>> begin DATASET EXTRACT
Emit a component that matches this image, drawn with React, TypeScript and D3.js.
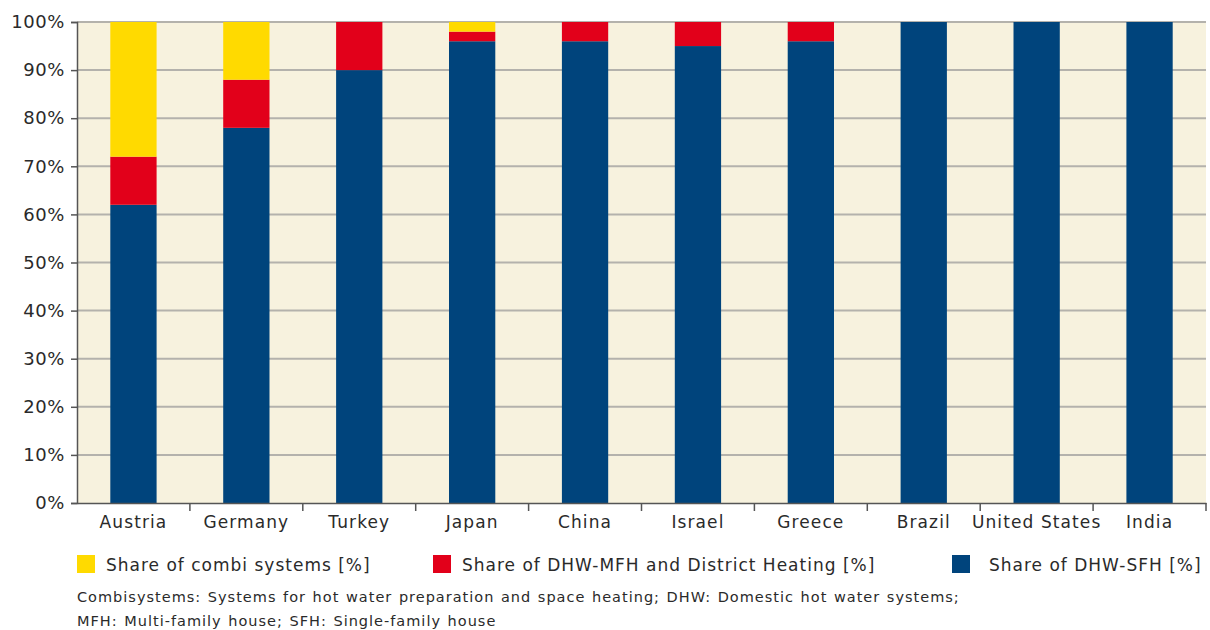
import { useEffect, useRef } from 'react';
import * as d3 from 'd3';

const countries = ['Austria', 'Germany', 'Turkey', 'Japan', 'China', 'Israel', 'Greece', 'Brazil', 'United States', 'India'];
const sfh = [62, 78, 90, 96, 96, 95, 96, 100, 100, 100];
const mfh = [10, 10, 10, 2, 4, 5, 4, 0, 0, 0];
const combi = [28, 12, 0, 2, 0, 0, 0, 0, 0, 0];
const yTicks = [0, 10, 20, 30, 40, 50, 60, 70, 80, 90, 100];
const seriesNames = [
  'Share of DHW-SFH [%]',
  'Share of DHW-MFH and District Heating [%]',
  'Share of combi systems [%]',
];
const seriesColors = ['#00447C', '#E2001A', '#FFDA00'];
const notes = [
  'Combisystems: Systems for hot water preparation and space heating; DHW: Domestic hot water systems;',
  'MFH: Multi-family house; SFH: Single-family house',
];

const App: React.FC = () => {
  const svgRef = useRef<SVGSVGElement | null>(null);

  useEffect(() => {
    if (svgRef.current === null) return;
    const W = 1210;
    const H = 630;
    const margin = { top: 22, right: 4, bottom: 127, left: 77 };
    const width = W - margin.left - margin.right;
    const height = H - margin.top - margin.bottom;
    const font = "'DejaVu Sans', 'Noto Sans', sans-serif";
    const textColor = '#2a2a2a';

    const root = d3.select(svgRef.current);
    root.selectAll('*').remove();
    root.attr('width', W).attr('height', H);

    const svg = root.append('g').attr('transform', `translate(${margin.left},${margin.top})`);

    const x = d3.scaleBand<string>().domain(countries).range([0, width]).paddingInner(0.59).paddingOuter(0.295);
    const xAxisScale = d3.scaleBand<string>().domain(countries).range([0, width]).padding(0);
    const y = d3.scaleLinear().domain([0, 100]).range([height, 0]);

    // plot background
    svg.append('rect').attr('width', width).attr('height', height).attr('fill', '#F7F2DE');

    // gridlines
    svg
      .selectAll('.grid')
      .data(yTicks.filter((t) => t > 0))
      .enter()
      .append('line')
      .attr('x1', 0)
      .attr('x2', width)
      .attr('y1', (d) => y(d))
      .attr('y2', (d) => y(d))
      .attr('stroke', '#B4B2AC')
      .attr('stroke-width', 2);

    // stacked bars
    const rows = countries.map((c, i) => ({ country: c, sfh: sfh[i], mfh: mfh[i], combi: combi[i] }));
    const stack = d3.stack<(typeof rows)[number]>().keys(['sfh', 'mfh', 'combi']);
    const layers = stack(rows);

    layers.forEach((layer, li) => {
      svg
        .append('g')
        .selectAll('rect')
        .data(layer)
        .enter()
        .append('rect')
        .attr('x', (d) => x(d.data.country) ?? 0)
        .attr('width', x.bandwidth())
        .attr('y', (d) => y(d[1]))
        .attr('height', (d) => y(d[0]) - y(d[1]))
        .attr('fill', seriesColors[li]);
    });

    // y axis
    const yAxis = svg
      .append('g')
      .call(
        d3
          .axisLeft(y)
          .tickValues(yTicks)
          .tickSize(6)
          .tickPadding(6)
          .tickFormat((d) => `${d}%`),
      );
    yAxis.select('.domain').attr('stroke', '#555').attr('stroke-width', 1.5);
    yAxis.selectAll('.tick line').attr('stroke', '#555').attr('stroke-width', 1.5);
    yAxis
      .selectAll('.tick text')
      .style('font-family', font)
      .style('font-size', '18px')
      .style('letter-spacing', '0.6px')
      .attr('fill', textColor);

    // x axis
    const xAxis = svg
      .append('g')
      .attr('transform', `translate(0,${height})`)
      .call(d3.axisBottom(xAxisScale).tickSize(0).tickPadding(13));
    xAxis.select('.domain').attr('stroke', '#555').attr('stroke-width', 1.5);
    xAxis
      .selectAll('.tick text')
      .style('font-family', font)
      .style('font-size', '17px')
      .style('letter-spacing', '1.1px')
      .attr('fill', textColor);

    svg
      .append('g')
      .selectAll('line')
      .data(countries.map((c) => (xAxisScale(c) ?? 0) + xAxisScale.bandwidth()))
      .enter()
      .append('line')
      .attr('x1', (d) => d)
      .attr('x2', (d) => d)
      .attr('y1', height)
      .attr('y2', height + 8)
      .attr('stroke', '#555')
      .attr('stroke-width', 1.5);

    // legend
    const legendItems = [
      { name: seriesNames[2], color: seriesColors[2], x: 0, tx: 29 },
      { name: seriesNames[1], color: seriesColors[1], x: 356, tx: 29 },
      { name: seriesNames[0], color: seriesColors[0], x: 875, tx: 37 },
    ];
    const legend = root.append('g').attr('transform', `translate(${margin.left},555)`);
    const li = legend
      .selectAll('g')
      .data(legendItems)
      .enter()
      .append('g')
      .attr('transform', (d) => `translate(${d.x},0)`);
    li.append('rect').attr('width', 18).attr('height', 18).attr('fill', (d) => d.color);
    li.append('text')
      .attr('x', (d) => d.tx)
      .attr('y', 16)
      .style('font-family', font)
      .style('font-size', '17px')
      .style('letter-spacing', '1px')
      .attr('fill', textColor)
      .text((d) => d.name);

    // notes
    root
      .append('g')
      .selectAll('text')
      .data(notes)
      .enter()
      .append('text')
      .attr('x', margin.left)
      .attr('y', (_, i) => 602 + i * 24)
      .style('font-family', font)
      .style('font-size', '14.5px')
      .style('letter-spacing', '1px')
      .style('word-spacing', '1px')
      .attr('fill', textColor)
      .text((d) => d);
  }, []);

  return (
    <div style={{ position: 'absolute', left: 0, top: 0 }}>
      <svg ref={svgRef}></svg>
    </div>
  );
};

export default App;
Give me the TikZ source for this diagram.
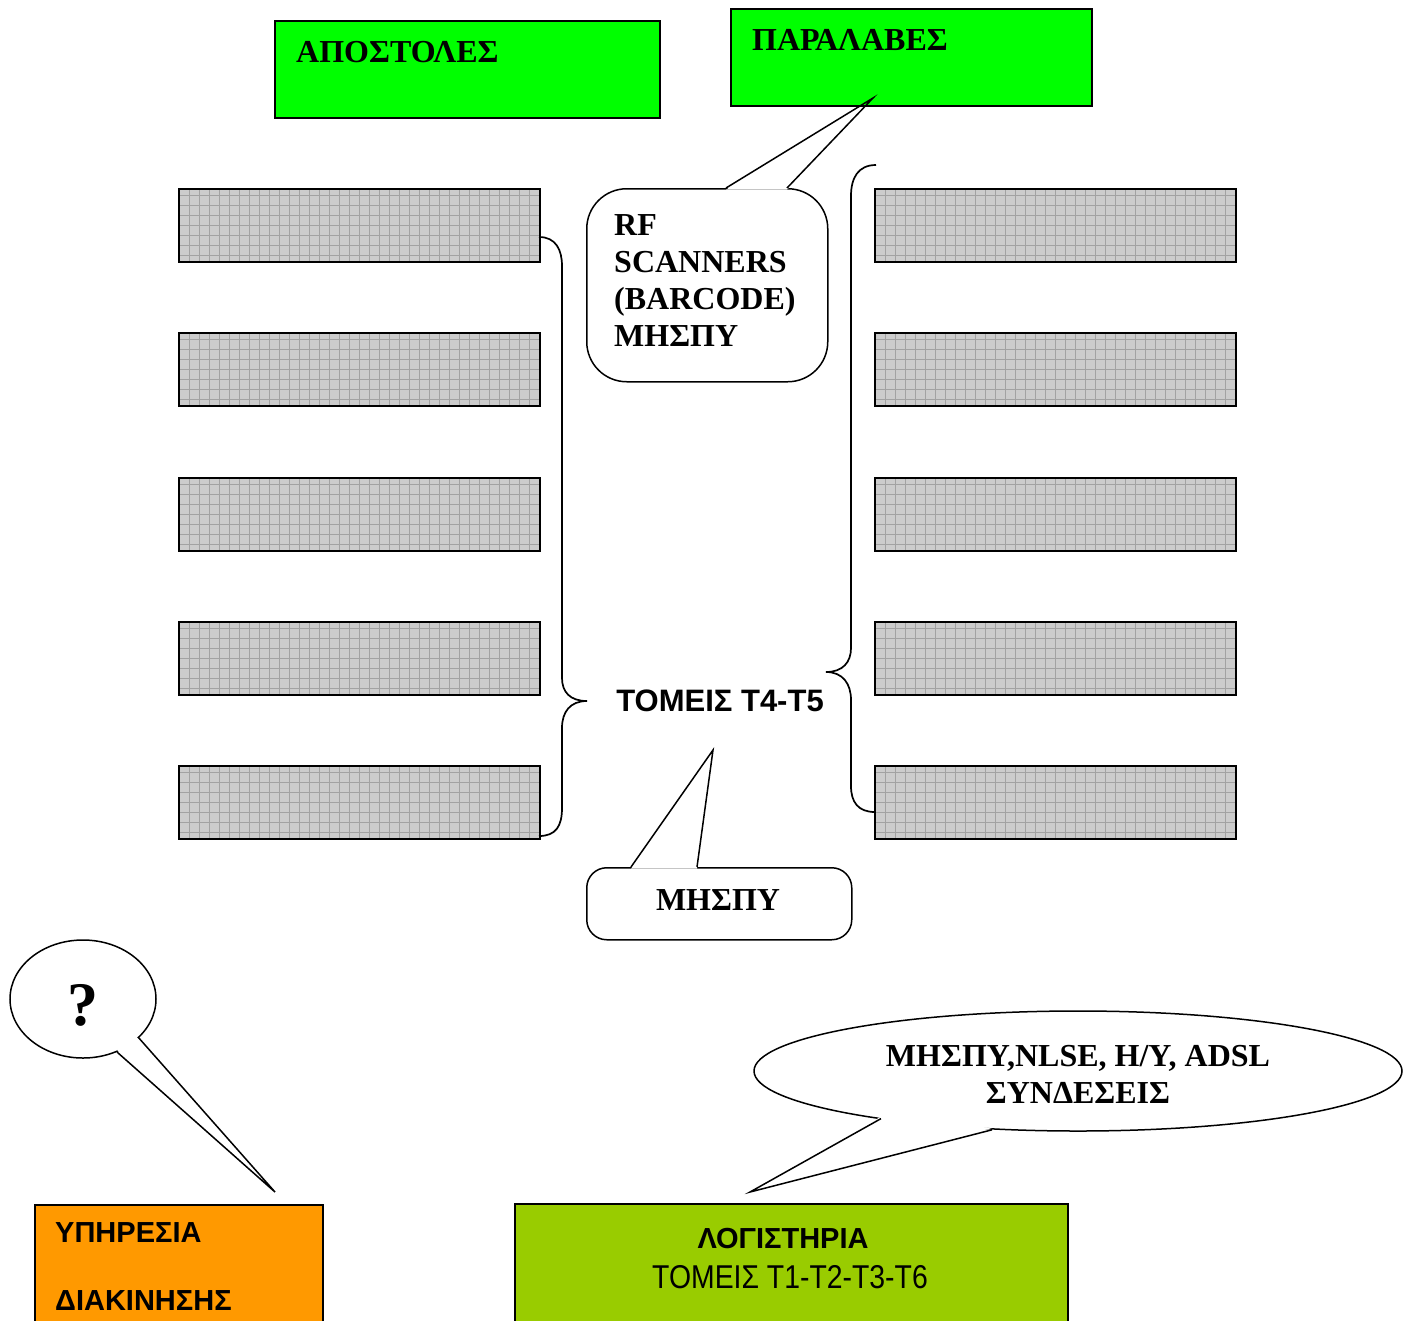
\documentclass[tikz,border=0pt]{standalone}
\usepackage{fontspec}
\setmainfont{Liberation Serif}
\setsansfont{Liberation Sans}
\newfontfamily\gothicfont[FakeStretch=0.86]{Liberation Sans}
\usetikzlibrary{shapes.geometric}

\definecolor{shelfgrey}{HTML}{CCCCCC}
\definecolor{gridgrey}{HTML}{A2A2A2}
\definecolor{bingreen}{HTML}{00FF00}
\definecolor{servorange}{HTML}{FF9900}
\definecolor{acctgreen}{HTML}{99CC00}

\begin{document}
\begin{tikzpicture}[x=1pt,y=-1pt,
  shelf/.style={draw=black, line width=2pt, fill=shelfgrey, inner sep=0pt,
    minimum width=361pt, minimum height=73pt, anchor=north west,
    path picture={\draw[gridgrey, line width=0.8pt, step=10pt]
      (path picture bounding box.south west) grid (path picture bounding box.north east);}},
  areabox/.style={draw=black, line width=2pt, inner sep=0pt, anchor=north west},
  bubble/.style={draw=black, line width=1.5pt, fill=white, inner sep=0pt},
  tail/.style={draw=black, line width=1.5pt},
  brace/.style={draw=black, line width=1.7pt},
  serifbold/.style={font=\fontsize{32}{37}\selectfont\bfseries, inner sep=0pt},
  sansbold/.style={font=\fontsize{31}{37}\selectfont\sffamily\bfseries, inner sep=0pt}
]
\useasboundingbox (0,0) rectangle (1412,1320);
\clip (0,0) rectangle (1412,1320);

% storage racks, left and right rows
\foreach \r/\yy in {1/188,2/332,3/477,4/621,5/765}{
  \node[shelf] (L\r) at (178,\yy) {};
  \node[shelf] (R\r) at (874,\yy) {};
}

% braces grouping the racks
\draw[brace] (539,237) .. controls (556,237) and (562,250) .. (562,266)
  -- (562,678) .. controls (562,692) and (570,701) .. (587,701)
  .. controls (570,701) and (562,712) .. (562,728)
  -- (562,808) .. controls (562,826) and (556,836) .. (539,836);
\draw[brace] (876,165) .. controls (858,165) and (851,178) .. (851,196)
  -- (851,648) .. controls (851,662) and (843,672) .. (826,672)
  .. controls (843,672) and (851,684) .. (851,700)
  -- (851,786) .. controls (851,802) and (858,812) .. (875,812);

\node[sansbold, anchor=base] (sect) at (720,711) {ΤΟΜΕΙΣ Τ4-Τ5};

% RF scanner callout
\node[bubble, rounded corners=40pt, minimum width=241pt, minimum height=193pt,
  anchor=north west] (rf) at (586,188) {};
\coordinate (rftip) at (873,98);
\fill[white] (726,189.6) -- (rftip) -- (787,189.6) -- cycle;

% top areas
\node[areabox, fill=bingreen, minimum width=385pt, minimum height=97pt] (send) at (274,20) {};
\node[areabox, fill=bingreen, minimum width=361pt, minimum height=97pt] (recv) at (730,8) {};
\node[serifbold, anchor=base west] (sendtxt) at (296,62) {ΑΠΟΣΤΟΛΕΣ};
\node[serifbold, anchor=base west] (recvtxt) at (752,50) {ΠΑΡΑΛΑΒΕΣ};

\draw[tail] (726,188) -- (rftip) -- (787,188);
\node[serifbold, anchor=base west, align=left] (rftxt) at (614,346)
  {RF\\SCANNERS\\(BARCODE)\\ΜΗΣΠΥ};

% MHSPY callout under the sectors
\node[bubble, rounded corners=20pt, minimum width=265pt, minimum height=72pt,
  anchor=north west] (mh) at (586,867) {};
\coordinate (mhtip) at (713,750);
\fill[white] (631,868.6) -- (mhtip) -- (697,868.6) -- cycle;
\draw[tail] (631,867) -- (mhtip) -- (697,867);
\node[serifbold, anchor=base] (mhtxt) at (718,910) {ΜΗΣΠΥ};

% question bubble
\node[bubble, ellipse, minimum width=146pt, minimum height=118pt] (q) at (83,999) {};
\coordinate (qtip) at (275,1192);
\fill[white] (117,1050) -- (qtip) -- (136,1036) -- cycle;
\draw[tail] (117,1052) -- (qtip) -- (138,1037);
\node[inner sep=0pt, font=\fontsize{62}{62}\selectfont\bfseries, anchor=base] (qtxt) at (83,1025) {?};

% network bubble
\node[bubble, ellipse, minimum width=648pt, minimum height=120pt] (net) at (1078,1071) {};
\coordinate (nettip) at (750,1192);
\fill[white] (881,1116.5) -- (nettip) -- (992,1128) -- cycle;
\draw[tail] (881,1118.6) -- (nettip) -- (992,1129.8);
\node[serifbold, align=center, anchor=base] (nettxt) at (1078,1103)
  {ΜΗΣΠΥ,NLSE, Η/Υ, ADSL\\ΣΥΝΔΕΣΕΙΣ};

% bottom departments
\node[areabox, fill=servorange, minimum width=288pt, minimum height=140pt] (serv) at (34,1204) {};
\node[inner sep=0pt, font=\fontsize{29}{68}\selectfont\sffamily\bfseries,
  anchor=base west, align=left] (servtxt) at (55,1310) {ΥΠΗΡΕΣΙΑ\\ΔΙΑΚΙΝΗΣΗΣ};

\node[areabox, fill=acctgreen, minimum width=553pt, minimum height=140pt] (acct) at (514,1203) {};
\node[inner sep=0pt, font=\fontsize{29}{30}\selectfont\sffamily\bfseries, anchor=base] (accttitle) at (783,1248) {ΛΟΓΙΣΤΗΡΙΑ};
\node[inner sep=0pt, font=\fontsize{33}{36}\selectfont\gothicfont, anchor=base] (acctsub) at (790,1288) {ΤΟΜΕΙΣ Τ1-Τ2-Τ3-Τ6};
\end{tikzpicture}
\end{document}
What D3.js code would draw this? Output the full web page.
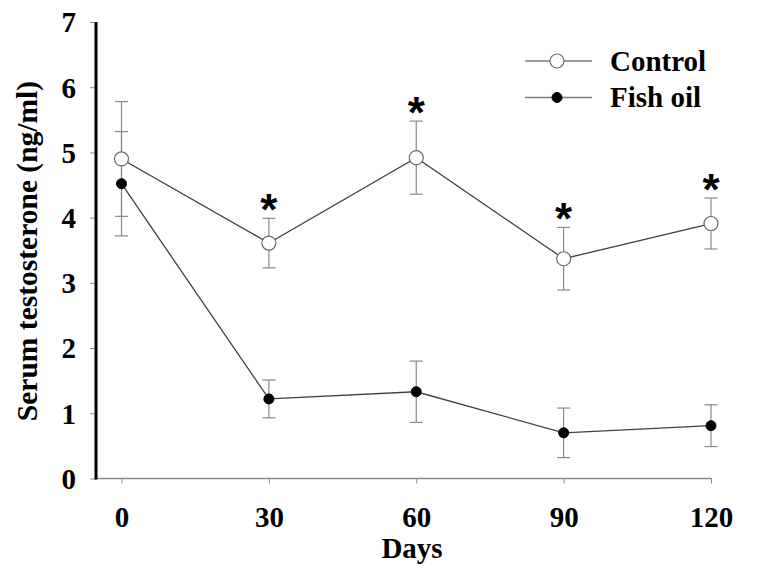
<!DOCTYPE html>
<html>
<head>
<meta charset="utf-8">
<script src="https://cdn.jsdelivr.net/npm/d3@7"></script>
<style>
  html, body { margin: 0; padding: 0; background: #fff; }
  svg { display: block; }
  text { font-family: "Liberation Serif", "Times New Roman", serif; font-weight: bold; fill: #000; }
</style>
</head>
<body>
<svg id="chart" width="771" height="575"></svg>
<script>
// ---- data ----
const days = [0, 30, 60, 90, 120];
const controlMean = [4.90, 3.61, 4.92, 3.37, 3.91];
const controlErr  = [0.88, 0.38, 0.56, 0.48, 0.39];
const fishMean    = [4.52, 1.22, 1.33, 0.70, 0.81];
const fishErr     = [0.80, 0.29, 0.47, 0.38, 0.32];
const significant = [false, true, true, true, true];
const yTicks = [0, 1, 2, 3, 4, 5, 6, 7];
const xTicks = [0, 30, 60, 90, 120];
const seriesNames = ["Control", "Fish oil"];

// ---- layout ----
const svg = d3.select("#chart");
const x = d3.scaleLinear().domain([0, 120]).range([121.5, 711]);
const y = d3.scaleLinear().domain([0, 7]).range([478.5, 22]);
const axisX0 = 96;
const grayTick = "#8a8a8a";
const lineCol = "#404040";

// y axis
const gy = svg.append("g").attr("transform", `translate(${axisX0},0)`)
  .call(d3.axisLeft(y).tickValues(yTicks).tickFormat(d3.format("d")).tickSize(6).tickSizeOuter(0).tickPadding(14));
gy.select(".domain").remove();
gy.selectAll(".tick line").attr("stroke", grayTick).attr("stroke-width", 1);
gy.selectAll(".tick text").attr("font-size", 29).attr("dy", "0.34em")
  .style("font-family", '"Liberation Serif", serif').style("font-weight", "bold").attr("fill", "#000");

// x axis
const gx = svg.append("g").attr("transform", `translate(0,${y(0)})`)
  .call(d3.axisBottom(x).tickValues(xTicks).tickSize(5).tickSizeOuter(0));
gx.select(".domain").remove();
gx.selectAll(".tick line").attr("stroke", grayTick).attr("stroke-width", 1);
gx.selectAll(".tick text").attr("font-size", 29).attr("y", 48.5).attr("dy", 0)
  .style("font-family", '"Liberation Serif", serif').style("font-weight", "bold").attr("fill", "#000");

// x axis line (from the y axis to the last tick)
svg.append("line")
  .attr("x1", axisX0 - 1).attr("x2", x(120) + 0.5)
  .attr("y1", y(0)).attr("y2", y(0))
  .attr("stroke", grayTick).attr("stroke-width", 1.3);

// y axis line (thick black)
svg.append("line")
  .attr("x1", axisX0).attr("x2", axisX0)
  .attr("y1", y(7)).attr("y2", y(0) + 1)
  .attr("stroke", "#000").attr("stroke-width", 3);

// axis titles
svg.append("text")
  .attr("transform", `translate(37,251) rotate(-90)`)
  .attr("text-anchor", "middle").attr("font-size", 29.5)
  .text("Serum testosterone (ng/ml)");
svg.append("text")
  .attr("x", 412).attr("y", 558).attr("text-anchor", "middle").attr("font-size", 29)
  .text("Days");

const series = [
  { name: seriesNames[0], mean: controlMean, err: controlErr, open: true },
  { name: seriesNames[1], mean: fishMean, err: fishErr, open: false }
];

const line = d3.line().x((d, i) => x(days[i])).y(d => y(d));
const capW = 6.5;

// error bars
series.forEach(s => {
  const g = svg.append("g");
  s.mean.forEach((m, i) => {
    const cx = x(days[i]);
    const hi = y(m + s.err[i]), lo = y(m - s.err[i]);
    g.append("line").attr("x1", cx).attr("x2", cx).attr("y1", hi).attr("y2", lo)
      .attr("stroke", grayTick).attr("stroke-width", 1.2);
    [hi, lo].forEach(yy => g.append("line")
      .attr("x1", cx - capW).attr("x2", cx + capW).attr("y1", yy).attr("y2", yy)
      .attr("stroke", grayTick).attr("stroke-width", 1.2));
  });
});

// lines
series.forEach(s => {
  svg.append("path").datum(s.mean).attr("d", line)
    .attr("fill", "none").attr("stroke", lineCol).attr("stroke-width", 1.3);
});

// markers
series.forEach(s => {
  svg.append("g").selectAll("circle").data(s.mean).join("circle")
    .attr("cx", (d, i) => x(days[i])).attr("cy", d => y(d))
    .attr("r", s.open ? 7 : 5)
    .attr("fill", s.open ? "#fff" : "#000")
    .attr("stroke", s.open ? "#6a6a6a" : "#000")
    .attr("stroke-width", s.open ? 1.2 : 1);
});

// significance stars
svg.append("g").selectAll("text").data(controlMean.map((m, i) => ({ m, i })).filter(d => significant[d.i]))
  .join("text")
  .attr("x", d => x(days[d.i]))
  .attr("y", d => y(d.m + controlErr[d.i]) - 18 + 25)
  .attr("text-anchor", "middle")
  .style("font-family", '"Liberation Sans", Arial, sans-serif')
  .attr("font-size", 44)
  .text("*");

// legend
const legend = svg.append("g");
const legY = [61, 97.5];
series.forEach((s, k) => {
  legend.append("line").attr("x1", 525).attr("x2", 592).attr("y1", legY[k]).attr("y2", legY[k])
    .attr("stroke", "#7a7a7a").attr("stroke-width", 1.3);
  legend.append("circle").attr("cx", 557).attr("cy", legY[k]).attr("r", s.open ? 7 : 5)
    .attr("fill", s.open ? "#fff" : "#000").attr("stroke", s.open ? "#6a6a6a" : "#000")
    .attr("stroke-width", s.open ? 1.2 : 1);
  legend.append("text").attr("x", 610).attr("y", legY[k] + 9.5).attr("font-size", 29).text(s.name);
});
</script>
</body>
</html>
>> end DATASET EXTRACT
# WRITTEN REQUEST
Only the lines from the start of the material through the line containing "import * as d3 from 'd3';" should be transcribed. Pictures stay out.

# RESULT OF THIS TASK
Emit a component that matches this image, drawn with React, TypeScript and D3.js.
import { useEffect, useRef } from 'react';
import * as d3 from 'd3';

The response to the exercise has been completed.